Do I need to know OpenGL/ES to make (mobile) 3D games?

Not really, I don’t think so. You can learn a game engine instead, such as Unity, SIO2, Panda3D, Irrlich, Ogre.

So why would I learn OpenGL/ES?

OpenGL has been around for more than 15 years. If you want to become a 3D graphics programmer, it’s probably a good idea to learn both OpenGL and a game engine.

OpenGL is low level. Compared to using a game engine, knowing how to use the GL lets you be creative in different ways.

OpenGL is a little weird, but a lot of it is actually simple. Drawing shapes is a low level, yet simple concept. If you like ‘drawing and programming in 3D’, then OpenGL could be a better choice than a high level game engine that encourages/constrains you to just get your models from a 3D artist and fire animation commands.

OpenGL is the only API that maps directly to modern graphics hardware. Some people use the GL to do weird stuff that’s not really related to graphics, just because GPUs are fast and full of maths.

I’ve been hesitating a lot between re-learning the GL and learning a game engine. I’ll probably do both in the end but for now, because I don’t need serious physics, probably can’t afford having a lot of textures and I quite like drawing, I thought OpenGL may be a reasonable choice. Also, I’m currently creating a very high level scripting API to a 3D platform, so I like to look at things from the other end in my spare time.

Some GL calls are used to pass data, other GL calls are used to effect commands on this data.

The data you pass is usually retained, e.g. if you change the ‘drawing color’ the same color is used until you change the color again.
If you have never seen GL code before, this may feel awkward – why not just have commands like triangle(a,b,c,color) or the like?

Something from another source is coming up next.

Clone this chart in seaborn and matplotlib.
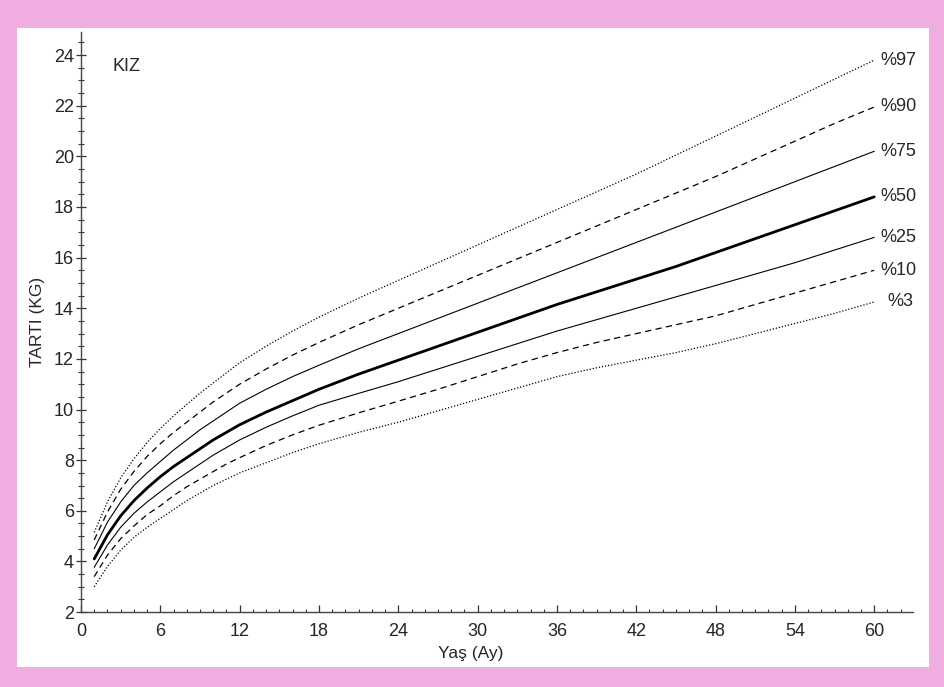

The reason is, GL is built for speed versus convenience. Passing lots of vertices at once reduces communication between the CPU and GPU; passing a color just once and then painting together all shapes of the same color reduces communication between CPU and GPU. Reusing coordinates on the fly for drawing two triangles (this is what TRIANGLE_STRIP is for) reduces memory usage and communication between the CPU and GPU.